Values per EU FIC Regulation (1169/2011). Values are averages and may vary depending on ingredients and preparation.

Frequently Asked Questions

What makes arugula pesto different from classic basil pesto?
Arugula brings a peppery, slightly bitter note that clearly sets it apart from sweet, anise-like basil pesto. That makes the arugula version especially versatile: it works with robust pasta varieties, but also as a savory spread on toasted bread or as a base for salad dressings.
Why should I pay particular attention to blender technique with arugula pesto?

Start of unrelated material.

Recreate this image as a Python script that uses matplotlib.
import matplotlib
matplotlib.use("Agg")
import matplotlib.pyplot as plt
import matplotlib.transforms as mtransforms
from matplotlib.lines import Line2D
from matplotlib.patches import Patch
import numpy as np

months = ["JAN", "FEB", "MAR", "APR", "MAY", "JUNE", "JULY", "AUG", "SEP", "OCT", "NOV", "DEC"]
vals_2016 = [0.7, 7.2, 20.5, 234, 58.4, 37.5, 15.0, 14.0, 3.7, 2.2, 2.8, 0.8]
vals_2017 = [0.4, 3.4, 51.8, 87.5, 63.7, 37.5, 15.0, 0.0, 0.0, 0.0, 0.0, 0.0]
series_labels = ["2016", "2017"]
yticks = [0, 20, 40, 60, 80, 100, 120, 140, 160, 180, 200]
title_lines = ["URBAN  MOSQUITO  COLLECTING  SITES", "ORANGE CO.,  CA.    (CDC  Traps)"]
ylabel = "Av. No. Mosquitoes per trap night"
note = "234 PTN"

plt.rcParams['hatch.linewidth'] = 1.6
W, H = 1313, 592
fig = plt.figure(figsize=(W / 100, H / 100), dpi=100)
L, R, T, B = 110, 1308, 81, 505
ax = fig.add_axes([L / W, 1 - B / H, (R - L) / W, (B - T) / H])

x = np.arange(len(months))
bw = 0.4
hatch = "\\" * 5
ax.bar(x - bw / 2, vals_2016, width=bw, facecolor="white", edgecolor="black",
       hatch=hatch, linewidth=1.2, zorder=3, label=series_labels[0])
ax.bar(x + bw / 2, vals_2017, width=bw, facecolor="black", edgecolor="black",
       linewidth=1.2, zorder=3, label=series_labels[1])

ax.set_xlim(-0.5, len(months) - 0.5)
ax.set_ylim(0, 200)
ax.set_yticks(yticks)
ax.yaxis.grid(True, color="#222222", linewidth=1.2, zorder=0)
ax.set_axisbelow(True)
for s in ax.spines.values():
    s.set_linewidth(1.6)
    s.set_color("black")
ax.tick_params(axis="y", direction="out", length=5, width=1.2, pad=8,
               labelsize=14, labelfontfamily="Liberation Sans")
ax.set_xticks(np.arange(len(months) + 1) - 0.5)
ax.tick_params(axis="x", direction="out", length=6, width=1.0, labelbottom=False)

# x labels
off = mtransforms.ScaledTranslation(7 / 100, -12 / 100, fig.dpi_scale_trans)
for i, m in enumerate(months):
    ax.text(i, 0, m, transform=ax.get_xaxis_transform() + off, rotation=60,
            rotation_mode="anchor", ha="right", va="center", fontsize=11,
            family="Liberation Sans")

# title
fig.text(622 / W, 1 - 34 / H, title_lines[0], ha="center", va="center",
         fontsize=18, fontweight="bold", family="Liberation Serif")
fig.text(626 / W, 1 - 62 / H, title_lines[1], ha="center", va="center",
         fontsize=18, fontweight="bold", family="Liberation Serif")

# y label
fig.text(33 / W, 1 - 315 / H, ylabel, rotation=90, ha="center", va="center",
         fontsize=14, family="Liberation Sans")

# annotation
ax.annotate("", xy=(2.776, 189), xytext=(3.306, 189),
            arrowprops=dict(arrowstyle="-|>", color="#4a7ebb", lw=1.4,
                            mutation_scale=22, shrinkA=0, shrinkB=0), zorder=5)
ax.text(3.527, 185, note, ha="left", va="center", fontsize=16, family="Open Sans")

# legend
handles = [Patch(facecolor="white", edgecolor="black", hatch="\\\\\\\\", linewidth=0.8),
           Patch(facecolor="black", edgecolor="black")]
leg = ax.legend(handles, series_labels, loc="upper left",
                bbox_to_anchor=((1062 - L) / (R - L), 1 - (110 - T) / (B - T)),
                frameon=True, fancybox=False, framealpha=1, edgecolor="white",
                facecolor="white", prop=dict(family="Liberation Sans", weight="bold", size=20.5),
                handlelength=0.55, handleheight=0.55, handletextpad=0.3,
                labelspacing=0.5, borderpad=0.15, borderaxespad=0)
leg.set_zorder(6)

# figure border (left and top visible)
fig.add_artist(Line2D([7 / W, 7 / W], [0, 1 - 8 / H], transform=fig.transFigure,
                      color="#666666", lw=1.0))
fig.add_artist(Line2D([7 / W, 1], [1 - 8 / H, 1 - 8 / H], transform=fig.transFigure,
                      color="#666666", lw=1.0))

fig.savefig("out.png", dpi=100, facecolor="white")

Arugula has more natural bitter compounds than basil. If the olive oil is blended too long on a high setting, its bitter note adds to this — the result can turn too sharp. So: pre-chop the dry ingredients briefly on setting 5–6, stop the blender, then restart on setting 1 and let the oil run in slowly. Stop right away once the pesto is homogeneous.
Can I make arugula pesto vegan?
Yes. Replace the Parmesan with 3 to 4 tablespoons of nutritional yeast — this adds umami and depth without animal ingredients. The pesto is then also lactose-free. The flavor differs slightly from the original, but the arugula character stays fully intact.

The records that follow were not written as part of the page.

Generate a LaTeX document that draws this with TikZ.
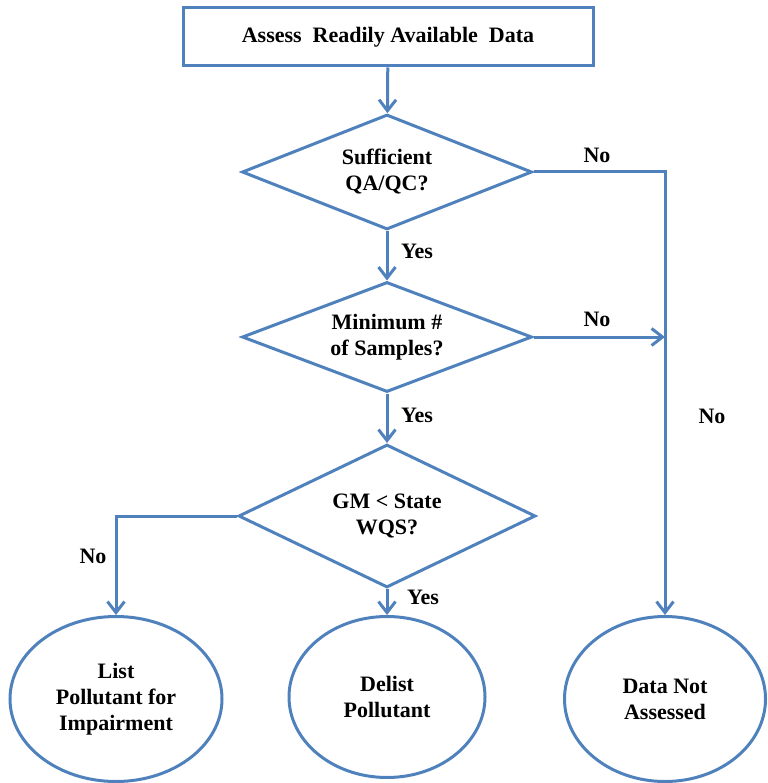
\documentclass[tikz,border=0pt]{standalone}
\usepackage{fontspec}
\setmainfont{Liberation Serif}
\usetikzlibrary{shapes.geometric,arrows.meta}
\definecolor{flowblue}{RGB}{79,129,189}
\tikzset{
  box/.style={rectangle, draw=flowblue, line width=3pt, minimum width=410pt, minimum height=58pt},
  ask/.style={diamond, draw=flowblue, line width=3pt, aspect=2.5, inner sep=0pt, align=center},
  stop/.style={ellipse, draw=flowblue, line width=3pt, inner sep=0pt, align=center},
  flow/.style={draw=flowblue, line width=3pt, -{Straight Barb[length=11pt,width=17pt]}},
  lbl/.style={inner sep=0pt}
}

\begin{document}
\begin{tikzpicture}[x=1pt, y=-1pt, font=\fontsize{22}{26}\selectfont\bfseries]
\useasboundingbox (0,0) rectangle (767,783);

\node[box] (v0) at (388,37) {Assess\ \ Readily\ Available\ \ Data};
\node[ask, minimum width=290pt, minimum height=115pt] (v1) at (387,172) {Sufficient\\QA/QC?};
\node[ask, minimum width=290pt, minimum height=110pt] (v2) at (387,337) {Minimum \#\\of Samples?};
\node[ask, minimum width=297pt, minimum height=143pt] (v3) at (387,516) {GM < State\\WQS?};
\node[stop, minimum width=212pt, minimum height=165pt] (v4) at (116,699) {List\\Pollutant for\\Impairment};
\node[stop, minimum width=196pt, minimum height=161pt] (v5) at (387,697) {Delist\\Pollutant};
\node[stop, minimum width=201pt, minimum height=165pt] (v6) at (665,699) {Data Not\\Assessed};

\coordinate (c1) at (665,172);
\coordinate (c2) at (665,337);
\coordinate (c3) at (116,516);

\draw[flow] (v0) -- (v1);
\draw[flow] (v1) -- (v2);
\draw[flow] (v2) -- (v3);
\draw[flow] (v3) -- (v5);
\draw[flow] (v1.east) -- (c1) -- (v6.north);
\draw[flow] (v2.east) -- (c2);
\draw[flow] (v3.west) -- (c3) -- (v4.north);

\node[lbl] (y1) at (417,251) {Yes};
\node[lbl] (y2) at (417,415) {Yes};
\node[lbl] (y3) at (423,597) {Yes};
\node[lbl] (n1) at (597,155) {No};
\node[lbl] (n2) at (597,319) {No};
\node[lbl] (n3) at (712,416) {No};
\node[lbl] (n4) at (93,556) {No};

\end{tikzpicture}
\end{document}
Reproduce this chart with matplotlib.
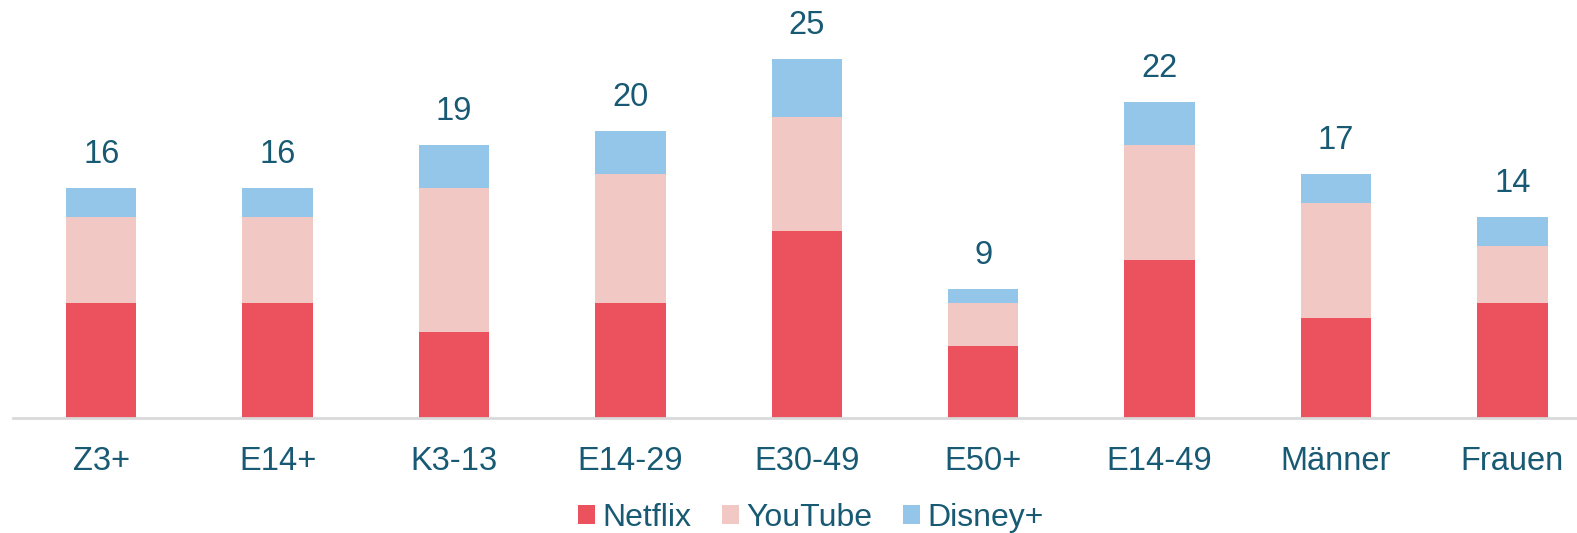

How long does arugula pesto keep in the refrigerator?
In a clean screw-top jar with a thin layer of olive oil on the surface, the pesto keeps for 4 to 5 days in the refrigerator. Arugula oxidizes a little more slowly than basil, so the shelf life is similar. Frozen in ice cube trays, it keeps for up to 3 months.
What can I use instead of pine nuts?
Cashews go well with arugula pesto — their mild, sweet flavor balances the bitterness. Blanched almonds are also a good alternative. Walnuts work, but they reinforce the overall sharp character. Toast all nuts dry for a moment before they go into the blender.
How much garlic should I add to arugula pesto?
One clove is enough for arugula pesto — the leaf is already robust and pungent and takes less garlic than, for example, a basil pesto. For a milder taste, you can halve the clove or leave it out entirely. The garlic note is easier to adjust after blending than with the basil original.
Does lemon juice help against the bitterness in arugula pesto?
Yes. A squeeze of freshly squeezed lemon juice after blending noticeably softens the arugula's bitterness — the acidity balances the sharp notes and brightens the overall flavor. As a rule of thumb: stir in one teaspoon, taste, and add a little more if needed.